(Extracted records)
____

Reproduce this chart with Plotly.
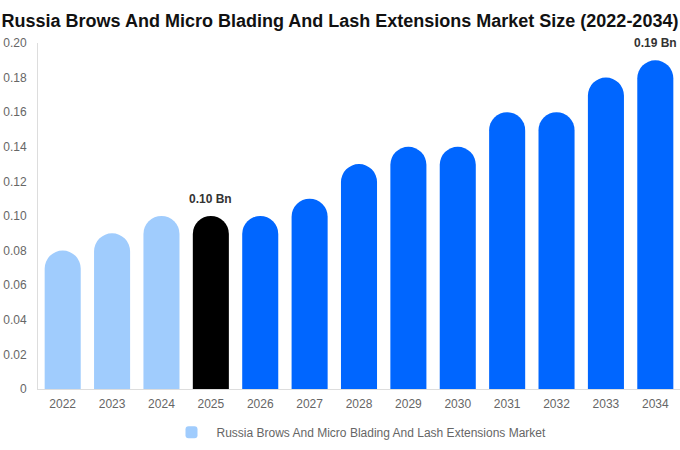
import plotly.graph_objects as go

# Data
years = ["2022", "2023", "2024", "2025", "2026", "2027", "2028",
         "2029", "2030", "2031", "2032", "2033", "2034"]
market_size = [0.08, 0.09, 0.10, 0.10, 0.10, 0.11, 0.13,
               0.14, 0.14, 0.16, 0.16, 0.18, 0.19]
bar_colors = ["#a0ccfd"] * 3 + ["#000000"] + ["#0066ff"] * 9
ytick_vals = [0, 0.02, 0.04, 0.06, 0.08, 0.10, 0.12, 0.14, 0.16, 0.18, 0.20]
ytick_text = ["0", "0.02", "0.04", "0.06", "0.08", "0.10", "0.12",
              "0.14", "0.16", "0.18", "0.20"]
labelled = {"2025": "0.10 Bn", "2034": "0.19 Bn"}

fig = go.Figure()

fig.add_trace(go.Bar(
    x=years, y=market_size,
    marker=dict(color=bar_colors, cornerradius=18, line_width=0),
    name="Russia Brows And Micro Blading And Lash Extensions Market",
    showlegend=True,
))

# value labels above the highlighted bars (category axis -> position by index)
for yr, txt in labelled.items():
    i = years.index(yr)
    fig.add_annotation(x=i, y=market_size[i], text="<b>" + txt + "</b>",
                       showarrow=False, yshift=17,
                       font=dict(family="Liberation Sans, Arial, sans-serif",
                                 size=12, color="#333333"))

fig.update_layout(
    width=680, height=450,
    paper_bgcolor="white", plot_bgcolor="white",
    font=dict(family="Liberation Sans, Arial, sans-serif", color="#666666", size=12),
    title=dict(text="<b>Russia Brows And Micro Blading And Lash Extensions Market Size (2022-2034)</b>",
               x=0.5, xanchor="center", y=0.955, yanchor="middle",
               font=dict(family="Liberation Sans, Arial, sans-serif", size=18, color="#111111")),
    margin=dict(l=38, r=0, t=43, b=61),
    bargap=0.27,
    legend=dict(orientation="h", x=0.5, xanchor="center", y=-0.125, yanchor="middle",
                itemwidth=40, font=dict(size=12, color="#666666")),
)

fig.update_xaxes(type="category", range=[-0.5, len(years) - 0.5],
                 showline=True, linecolor="#dddddd", linewidth=1,
                 ticks="", showgrid=False, ticklabelstandoff=4)
fig.update_yaxes(range=[0, 0.2], tickvals=ytick_vals, ticktext=ytick_text,
                 showline=True, linecolor="#dddddd", linewidth=1,
                 showgrid=False, zeroline=False, ticks="", ticklabelstandoff=8)

# drop the default page margin so the figure sits at the window corner
fig.write_html("out.html", config={"displayModeBar": False},
               post_script="document.body.style.margin='0px';")
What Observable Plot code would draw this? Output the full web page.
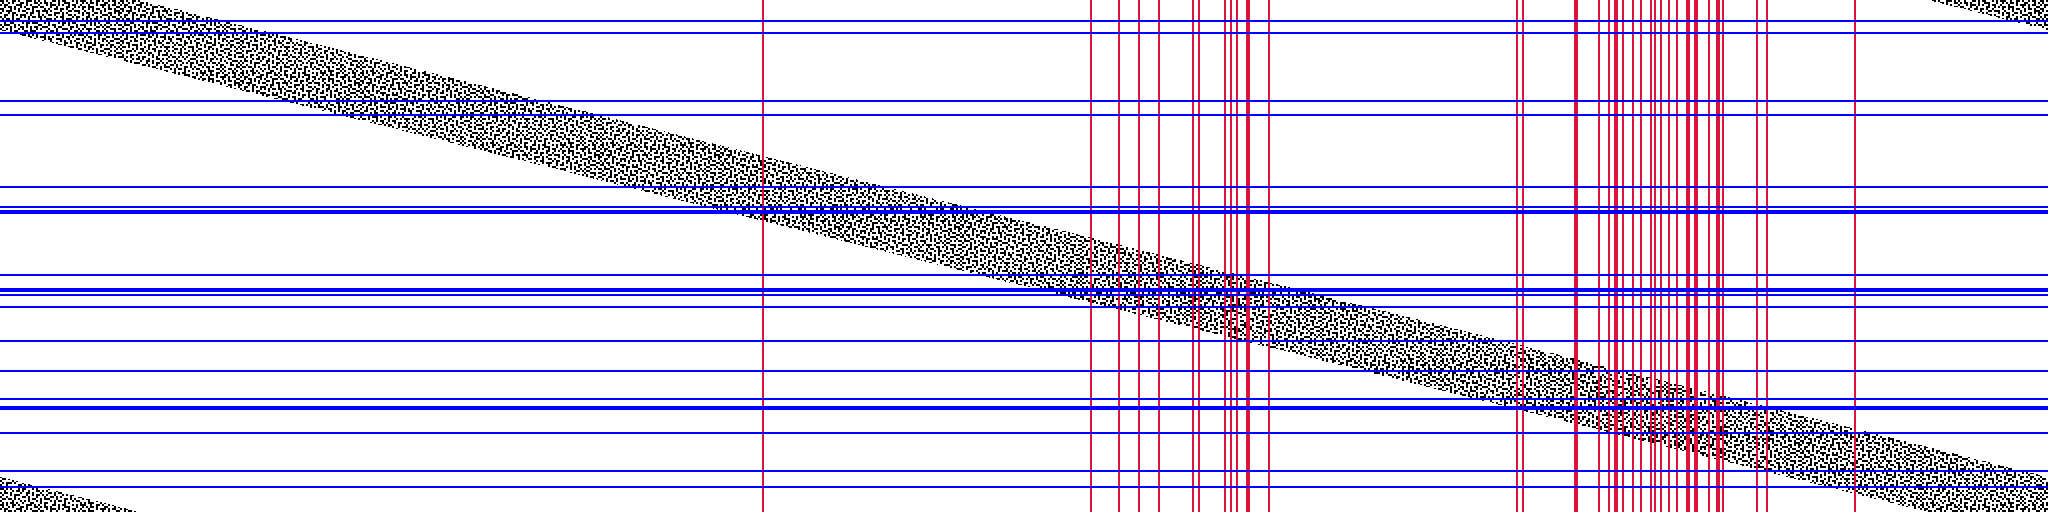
<!DOCTYPE html>
<html><head><meta charset="utf-8">
<script src="https://cdn.jsdelivr.net/npm/d3@7"></script>
<script src="https://cdn.jsdelivr.net/npm/@observablehq/plot@0.6"></script>
<style>html,body{margin:0;padding:0;background:#fff}svg{display:block}</style>
</head><body><div id="chart"></div>
<script>
const redX = [763,1091,1119,1139,1159,1193,1199,1225,1231,1237,1247,1249,1269,1517,1523,1575,1577,1599,1609,1615,1617,1623,1633,1641,1651,1655,1661,1669,1677,1687,1689,1695,1697,1709,1717,1719,1723,1757,1767,1855];
const blueY = [21,33,101,115,187,207,211,213,275,289,291,295,307,341,371,399,407,409,433,471,487];
// Band edges
const edgeX = [0,400,763,1280,1848,2048];
const upperY = [-35,65,156,285,427,477];
const lowerY = [30,130,221,350,492,542];
const wrapLeftX = [0,140];
const wrapLeftTop = [477,512];
const wrapLeftBottom = [512,512];
const wrapRightX = [1928,2048];
const wrapRightTop = [0,0];
const wrapRightBottom = [0,30];
// Hand-typed speckle texture (style only, one character per 2px cell)
const speckleTile = [
"11.1..11.1...111.1.1..1...11.1.11...1.1.111..1..11.1..1.11..",
".1..1.1...11.1...11.1.11.1...1..111...1..1.1.11.1...11...1.1",
"1.11....111..1.1...1...1.111.1.1..1.11..1...1...1.111.1.11..",
"..1.11.1..1.1...111.11...1..1....11..1.1.11.111....1..1...11",
"11...1.1.1...11.1.....1.1..11.11.1..1....1..1.1.11..1.11.1..",
".1.111...1.11...1.11.111.1....1...11.111..1...1...1.1....111",
"1...1.11.....1.11..1...1...111.1.1.....1.1.11..11.1...11.1.1",
"..11..1.1.111..1...1.1..11.1...1..11.1...1..1.1....111.1...1",
"1.1...1...1.1.1.11.11.1.....1.11....1.11...11...1.1...1.11..",
".1.11.1.11....1.....1..111.1...1.111..1..1.1.1.11...1.1...11",
"11..1...1.111...1.1.1.1...11.1....1...1.11...1...11.1..111..",
"..1..11....1.11.111...1.1....1.11.1.11.....1.1.1.1...11...1.",
"1.111..1.1...1.....11...1.11...1..1...1.111..1.1..1.1..1.1.1",
".1...1.1..11.1.1.11..111...1.11....11.1...1.....11.1.11.....",
"1..1.1...1.1...1..1.1...1...1..111.1...1.1.111.1....1..111.1",
".11..1.11...11.111.....1.11.1.....1..11.1...1...11.1.1...1..",
"1...11.1..1...1...1.11.1..1...11.1.1...1...1.11..1...1.11..1",
".1.1....1.111.1.1.1...1.....11.1...1.1.111.1...1.11.1...1.1.",
"1..1.11.1.....11..1.111.1.1....1.11.1.....1.11...1...11.1...",
"..11...1..11.1...1....1.11..111...1...11.1...1.1.1.11....111",
"11...1.11...1.1.11.1.1...1....1.1..1.1...1.1...1...1.1.11...",
".1.11.....1.1....1.11..11.1.1...11.1..11...111.1.1....1...11",
"1...1.111.1...11.1...1.....1.11.1.....1.1.1...11..11.1.11...",
".11.1...1...1.1...1.1.111.1....1..111.1...1.11....1....1.1.1",
"1.....1.1.11..1.11.....1...11.1.1...1..11...1.1.1...111...1.",
".1.111.1...1.1...1.11.1.1.1...1...1.1.1...11....1.11...1.1..",
"1..1.....11.1.11...1...1...1.11.11...1..1.1..11.1...1.1...11",
".1...11.1.....1.1..1.111.1....1...1.11.1...1..1..11...11.1..",
"11.1.1...1.11...1.1.....1.11.1.1.1....1.11.1...1...1.1...1.1",
"..1...1.11.1..1...11.1.1....1...1..111.....1.11.1.1...11....",
"1.11.1....1..11.1...1...11.1.11...1...1.11...1....1.1...111.",
".1...1.111...1..1.11.1.1...1...1.1.11.1...1.1.11.1...1.1...1",
"1..1...1...11.1...1...1..11.1.1....1...11.1.....1.11...11.1.",
".11.11.1.1....1.11..1.111...1...11.1.1...1.11.1...1.1.....11",
"1.....1...1.1.1...1.1....1.1.11.1...1.11....1...11.1..11.1..",
".1.1.11.1..1...11...1.11...1....1.1.....1.1.111...1.1...1.1."
];
const tileCell = 2;
const chart = Plot.plot({
  width: 2048, height: 512, margin: 0,
  x: {domain: [0, 2048], range: [0, 2048], axis: null},
  y: {domain: [0, 512], range: [0, 512], axis: null},
  marks: [
    Plot.areaY(edgeX, {x: edgeX, y1: upperY, y2: lowerY, fill: "url(#speckle)", shapeRendering: "crispEdges"}),
    Plot.areaY(wrapLeftX, {x: wrapLeftX, y1: wrapLeftTop, y2: wrapLeftBottom, fill: "url(#speckle)", shapeRendering: "crispEdges"}),
    Plot.areaY(wrapRightX, {x: wrapRightX, y1: wrapRightTop, y2: wrapRightBottom, fill: "url(#speckle)", shapeRendering: "crispEdges"}),
    Plot.ruleX(redX, {stroke: "#dc143c", strokeWidth: 2, dx: -0.5, shapeRendering: "crispEdges"}),
    Plot.ruleY(blueY, {stroke: "#0000ff", strokeWidth: 2, dy: -0.5, shapeRendering: "crispEdges"})
  ]
});
const ns = "http://www.w3.org/2000/svg";
const defs = document.createElementNS(ns, "defs");
const pattern = document.createElementNS(ns, "pattern");
pattern.setAttribute("id", "speckle");
pattern.setAttribute("patternUnits", "userSpaceOnUse");
pattern.setAttribute("width", 60 * tileCell);
pattern.setAttribute("height", speckleTile.length * tileCell);
speckleTile.forEach((row, r) => [...row].forEach((c, k) => {
  if (c !== "1") return;
  const cell = document.createElementNS(ns, "rect");
  cell.setAttribute("x", k * tileCell);
  cell.setAttribute("y", r * tileCell);
  cell.setAttribute("width", tileCell);
  cell.setAttribute("height", tileCell);
  cell.setAttribute("fill", "#000");
  pattern.append(cell);
}));
defs.append(pattern);
chart.prepend(defs);
document.getElementById("chart").append(chart);
</script></body></html>
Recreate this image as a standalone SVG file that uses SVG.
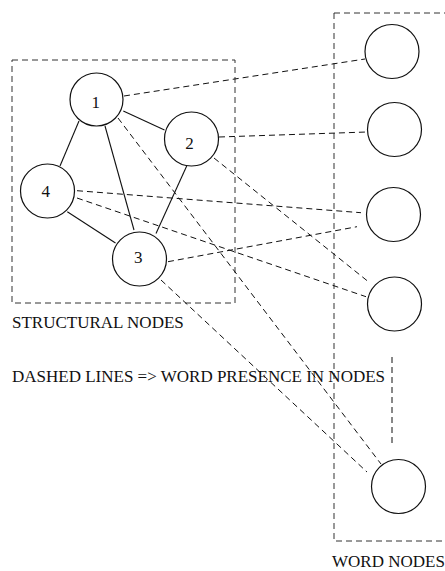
<svg xmlns="http://www.w3.org/2000/svg" width="445" height="571" viewBox="0 0 445 571">
<style>
  .node { fill: #fff; stroke: #111; stroke-width: 1.2; }
  .box { fill: none; stroke: #333; stroke-width: 1; stroke-dasharray: 6 4; }
  .solid { stroke: #111; stroke-width: 1.1; fill: none; }
  .dash { stroke: #111; stroke-width: 1; fill: none; stroke-dasharray: 6 4; }
  text { font-family: "Liberation Serif", "Times New Roman", serif; font-size: 17px; fill: #111; }
  .lbl { text-anchor: middle; }
</style>
<rect width="445" height="571" fill="#fff"/>
<g id="structural-box">
  <rect class="box" x="12" y="60" width="223" height="243"/>
  <text x="12" y="328">STRUCTURAL NODES</text>
</g>
<g id="word-box">
  <rect class="box" x="334" y="13" width="120" height="528"/>
  <text x="332" y="567">WORD NODES</text>
</g>
<g id="legend">
  <text x="12" y="382">DASHED LINES =&gt; WORD PRESENCE IN NODES</text>
</g>
<g id="connectors">
  <line class="solid" x1="123.3" y1="111" x2="164.5" y2="130"/>
  <line class="solid" x1="79" y1="121" x2="60" y2="166"/>
  <line class="solid" x1="105" y1="126" x2="134" y2="230"/>
  <line class="solid" x1="186.7" y1="166" x2="156" y2="233.5"/>
  <line class="solid" x1="67.3" y1="211.7" x2="115.5" y2="243"/>
  <line class="dash" x1="124" y1="96" x2="365" y2="59"/>
  <line class="dash" x1="219" y1="137" x2="367" y2="132"/>
  <line class="dash" x1="214" y1="158" x2="370" y2="283"/>
  <line class="dash" x1="77" y1="190.7" x2="361" y2="212.7"/>
  <line class="dash" x1="77" y1="198" x2="366" y2="296.7"/>
  <line class="dash" x1="168" y1="261.7" x2="357" y2="226.7"/>
  <line class="dash" x1="118" y1="118" x2="381" y2="464"/>
  <line class="dash" x1="161" y1="280" x2="367" y2="472"/>
  <line class="dash" x1="392" y1="357" x2="392" y2="443"/>
</g>
<g id="node-1"><circle class="node" cx="96.5" cy="99.5" r="26.5"/><text class="lbl" x="95.7" y="108">1</text></g>
<g id="node-2"><circle class="node" cx="191.5" cy="139" r="27"/><text class="lbl" x="189.5" y="149">2</text></g>
<g id="node-3"><circle class="node" cx="139.5" cy="259" r="27"/><text class="lbl" x="138.3" y="263">3</text></g>
<g id="node-4"><circle class="node" cx="47.5" cy="191" r="27"/><text class="lbl" x="45.8" y="197">4</text></g>
<g id="word-1"><circle class="node" cx="392" cy="51.5" r="27"/></g>
<g id="word-2"><circle class="node" cx="394.5" cy="129.5" r="27"/></g>
<g id="word-3"><circle class="node" cx="393.5" cy="214.5" r="27"/></g>
<g id="word-4"><circle class="node" cx="394.5" cy="304" r="27"/></g>
<g id="word-5"><circle class="node" cx="398.5" cy="486.5" r="27"/></g>
</svg>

____

Every line from the top of the material above through the line with "import plotly.graph_objects as go" should be duplicated exactly, please; leave out the pictures.

Completed exercise >>
Reproduce this chart with Plotly.
import plotly.graph_objects as go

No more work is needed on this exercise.